Of course, Molson Coors finally made a move to enter the cannabis space yesterday, after months of rumors and market backtalk. In a mildly surprising twist, Molson hitched their wagon to Hydropothecary (HEXO) by announcing a majority joint-venture partnership with the predominantly Quebec-centric operator.
For the most part, HEXO investors loved the news. Not only did the stock ramp higher by double-digits, the company experienced a record high volume session, with over 10.93 million shares trading hands. Prior to yesterday, volume had never cracked 8-figures during any individual session—although it came close at the apex of the cannabis sector’s January blow-off bubble highs (9.98 million shares, January 8). For a deep summer session where trading activity slows down, yesterday’s announcement was truly impactful.
However, with a day of hindsight in the rear-view mirror, today’s price action is suggesting that maybe the deal wasn’t so inspirational after all.

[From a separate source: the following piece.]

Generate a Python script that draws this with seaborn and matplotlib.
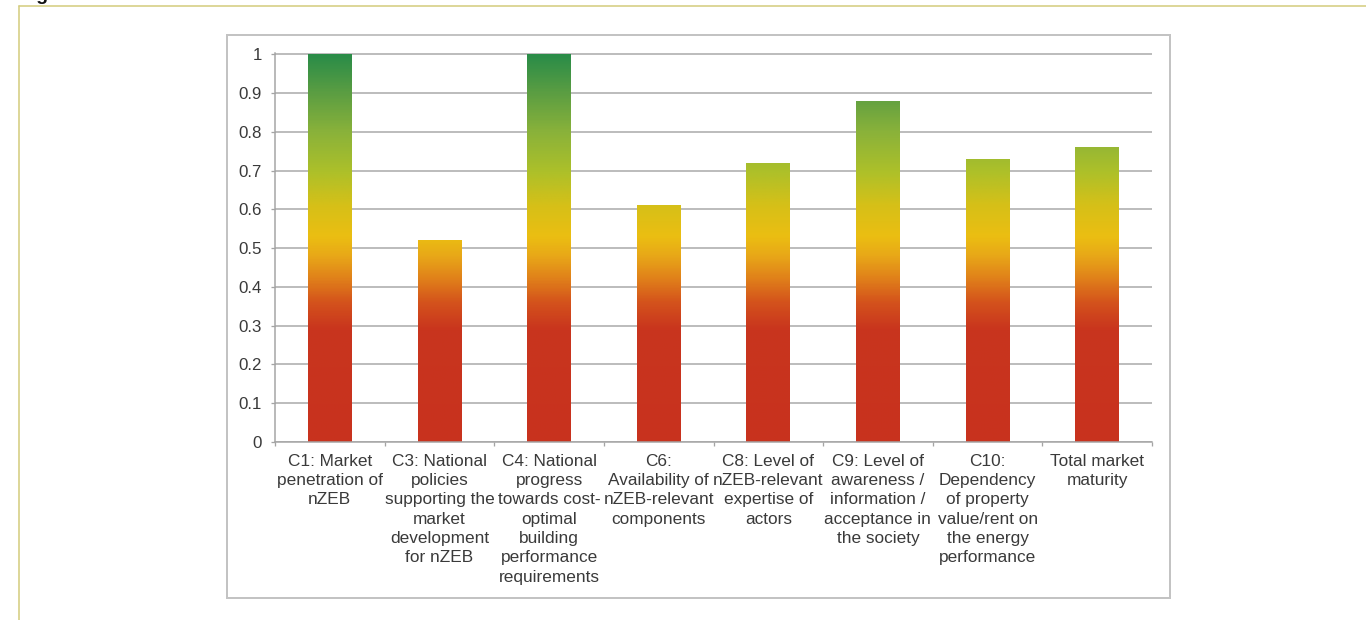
import numpy as np
import pandas as pd
import matplotlib
matplotlib.use("Agg")
import matplotlib.pyplot as plt
from matplotlib.colors import LinearSegmentedColormap, Normalize
from matplotlib.patches import Rectangle
from matplotlib.lines import Line2D
from matplotlib.ticker import FixedLocator
import seaborn as sns

# Market maturity criteria and their scores
criteria = [
    "C1: Market\npenetration of\nnZEB",
    "C3: National\npolicies\nsupporting the\nmarket\ndevelopment\nfor nZEB",
    "C4: National\nprogress\ntowards cost-\noptimal\nbuilding\nperformance\nrequirements",
    "C6:\nAvailability of\nnZEB-relevant\ncomponents",
    "C8: Level of\nnZEB-relevant\nexpertise of\nactors",
    "C9: Level of\nawareness /\ninformation /\nacceptance in\nthe society",
    "C10:\nDependency\nof property\nvalue/rent on\nthe energy\nperformance",
    "Total market\nmaturity",
]
scores = [1.0, 0.52, 1.0, 0.61, 0.72, 0.88, 0.73, 0.76]

y_ticks = [0, 0.1, 0.2, 0.3, 0.4, 0.5, 0.6, 0.7, 0.8, 0.9, 1.0]
y_tick_labels = ["0", "0.1", "0.2", "0.3", "0.4", "0.5", "0.6", "0.7", "0.8", "0.9", "1"]

sns.set_theme(style="white")
plt.rcParams["font.family"] = ["Liberation Sans", "DejaVu Sans"]

W, H = 1366, 620
PX = 0.72  # points per pixel at 100 dpi
fig = plt.figure(figsize=(W / 100, H / 100), dpi=100)
fig.patch.set_facecolor("white")

ax = fig.add_axes([275 / W, (H - 442) / H, (1152 - 275) / W, (442 - 53) / H])

df = pd.DataFrame({"criterion": criteria, "score": scores})
sns.barplot(data=df, x="criterion", y="score", ax=ax, width=0.4,
            color="white", saturation=1, edgecolor="none", errorbar=None)

# red -> orange -> yellow -> green ramp by score level
ramp = LinearSegmentedColormap.from_list("maturity", [
    (0.00, "#c8321e"),
    (0.29, "#c9351e"),
    (0.36, "#d4531c"),
    (0.42, "#e0801a"),
    (0.48, "#e8a818"),
    (0.53, "#ebbe12"),
    (0.61, "#d6c018"),
    (0.70, "#acc02a"),
    (0.80, "#8ab23a"),
    (0.90, "#5c9e42"),
    (1.00, "#2a8c48"),
])

for bar in list(ax.patches):
    x0, w, h = bar.get_x(), bar.get_width(), bar.get_height()
    bar.set_facecolor("none")
    levels = np.linspace(0, h, 400).reshape(-1, 1)
    img = ax.imshow(levels, cmap=ramp, norm=Normalize(0, 1), origin="lower",
                    extent=[x0, x0 + w, 0, h], aspect="auto",
                    interpolation="bilinear", zorder=2)
    img.set_clip_path(bar)

ax.set_xlim(-0.5, len(criteria) - 0.5)
ax.set_ylim(0, 1.003)
ax.set_aspect("auto")

ax.set_xlabel("")
ax.set_ylabel("")
ax.set_yticks(y_ticks)
ax.set_yticklabels(y_tick_labels)
ax.xaxis.set_minor_locator(FixedLocator(np.arange(-0.5, len(criteria), 1.0)))

text_col = "#3a3a3a"
axis_col = "#a4a4a4"
ax.tick_params(axis="x", which="major", length=0, pad=8.5, labelsize=12.4,
               labelcolor=text_col)
ax.tick_params(axis="x", which="minor", length=4 * PX, width=1.3 * PX,
               color=axis_col, direction="out", bottom=True)
ax.tick_params(axis="y", length=4 * PX, width=1.3 * PX, color=axis_col,
               direction="out", left=True, pad=6.5, labelsize=12.2,
               labelcolor=text_col)
for lbl in ax.get_xticklabels():
    lbl.set_ha("center")
    lbl.set_va("top")
    lbl.set_multialignment("center")
    lbl.set_linespacing(1.36)

ax.yaxis.grid(True, color="#a8a8a8", linewidth=1.5 * PX)
ax.xaxis.grid(False)
ax.set_axisbelow(True)
for side in ("top", "right"):
    ax.spines[side].set_visible(False)
for side in ("left", "bottom"):
    ax.spines[side].set_color(axis_col)
    ax.spines[side].set_linewidth(1.5 * PX)
ax.set_facecolor("none")

# chart border
fig.add_artist(Rectangle((227 / W, (H - 598) / H), (1170 - 227) / W, (598 - 35) / H,
                         transform=fig.transFigure, fill=False,
                         edgecolor="#c3c3c3", linewidth=2.0 * PX))

# page frame and caption heading
frame_col = "#d5ce82"
fig.add_artist(Line2D([18.5 / W, 1.0], [(H - 5.5) / H] * 2, transform=fig.transFigure,
                      color=frame_col, linewidth=1.6 * PX))
fig.add_artist(Line2D([18.5 / W] * 2, [0.0, (H - 5.5) / H], transform=fig.transFigure,
                      color=frame_col, linewidth=1.6 * PX))
fig.text(20 / W, (H + 0.5) / H, "Figure", fontsize=14, fontweight="bold",
         color="#111111", va="baseline", ha="left")

fig.savefig("out.png", dpi=100, facecolor="white")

Unlike the Canopy Growth-Constellation partnership last October, HEXO did not procure a minority interest from the iconic brewmaster. The partnership is structured as a standalone start-up company with an independent board and management team, in which HEXO only receives a minority stake (42.5%). Furthermore, HEXO will issue purchase warrants to Molson Coors, giving this deal a decidedly ‘pay-for-play’ feel to it.

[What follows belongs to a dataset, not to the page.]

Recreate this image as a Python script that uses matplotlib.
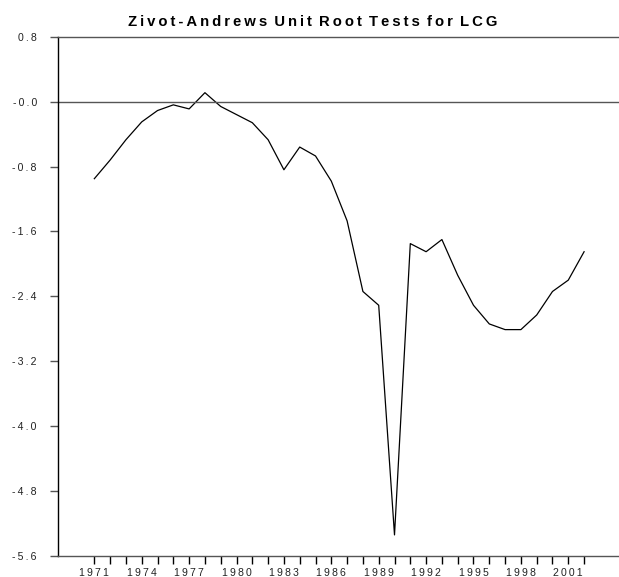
import numpy as np
import matplotlib
matplotlib.use("Agg")
import matplotlib.pyplot as plt

plt.rcParams['font.family'] = ['Liberation Sans', 'DejaVu Sans']

# Zivot-Andrews break statistic per candidate year
years = list(range(1971, 2003))
za_stat = [-0.95, -0.72, -0.47, -0.25, -0.11, -0.04, -0.09, 0.11, -0.06, -0.16,
           -0.26, -0.47, -0.84, -0.56, -0.67, -0.98, -1.47, -2.34, -2.51, -5.34,
           -1.75, -1.85, -1.70, -2.14, -2.51, -2.74, -2.81, -2.81, -2.63, -2.34,
           -2.20, -1.85]
ytick_vals = [0.8, 0.0, -0.8, -1.6, -2.4, -3.2, -4.0, -4.8, -5.6]
xtick_labels = list(range(1971, 2002, 3))
title = "Zivot-Andrews Unit Root Tests for LCG"

THIN = "\u2009"


def spaced(s):
    # letter-spaced look of the original output
    return THIN.join(s)


fig = plt.figure(figsize=(6.19, 5.77), dpi=100)
ax = fig.add_axes([0.0937, 0.0364, 0.9063, 0.9000])

ax.plot(years, za_stat, color="black", lw=0.9)
ax.axhline(0.0, color="#555555", lw=1.0)

ax.set_xlim(1968.70, 2004.21)
ax.set_ylim(-5.6, 0.8)

ax.set_yticks(ytick_vals)
ylab = []
for v in ytick_vals:
    s = "-0.0" if v == 0 else f"{v:.1f}"
    ylab.append(spaced(s))
ax.set_yticklabels(ylab, fontsize=7.6, color="#222222")

ax.set_xticks(years)
ax.set_xticklabels([spaced(str(y)) if y in xtick_labels else "" for y in years],
                   fontsize=7.6, color="#222222")

ax.tick_params(axis="y", direction="out", length=5.8, width=1.0, pad=9.5,
               color="#555555")
ax.tick_params(axis="x", direction="out", length=5.8, width=1.0, pad=3)

ax.spines["right"].set_visible(False)
ax.spines["top"].set_color("#555555")
ax.spines["bottom"].set_color("#555555")
for sp in ax.spines.values():
    sp.set_linewidth(1.0)

fig.text(0.505, 1 - 22.0 / 577,
         (" " + THIN).join(spaced(w) for w in title.split()),
         ha="center", va="center", fontsize=10.7, fontweight="bold")

fig.savefig("out.png", dpi=100)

While the deal is exciting from a distribution point of view for HEXO—which procured a valuable world class distribution channel for its strong brand—the partnership appears rather one-sided. Great partnerships shouldn’t start out feeling that way.
Aurora Cannabis COO Cam Battley congratulates HEXO and CEO Sebastien St.Louis on partnering with Molson Coors (36:38)
Regardless of your take on the matter, there’s a few incontrovertible facts which can’t be denied. In the end, Molson Coors received the most favorable terms, requiring no up-front direct investment, acquired majority JV control and optionality to stake ownership in Hydropothecary at favorable terms—11.50 million full share warrants at a $6.00 strike price over three years. If all warrants are exercised, Molson Coors would own about 4.92% of Hydropothecary on a fully-diluted basis. Sweetheart deal, but for who?
Under such auspices, it’s understandable why the post-announcement euphoria is fading rather quickly.
This article is certainly not intended to detract from HEXO’s agreement with Molson Coors in any way. Presumably, the latter had the lion’s share of leverage in talks, which is a byproduct of much larger scale, worldwide distribution and 250-years of operating history to its name. With only a couple million dollars of revenues and largely provincial focus, I can’t imagine HEXO was in position to dictate partnership terms.
Investors shouldn’t expect an ongoing ‘Molson premium’ in the common shares for the time being. The transaction closing is a little under two months away (September 30, 2018), and several open-ended structural questions remain unanswered. Although strong yesterday, HEXO shares finished near session lows, providing prelude that yesterday’s action was more one-off and not a precursor to a multi-day run.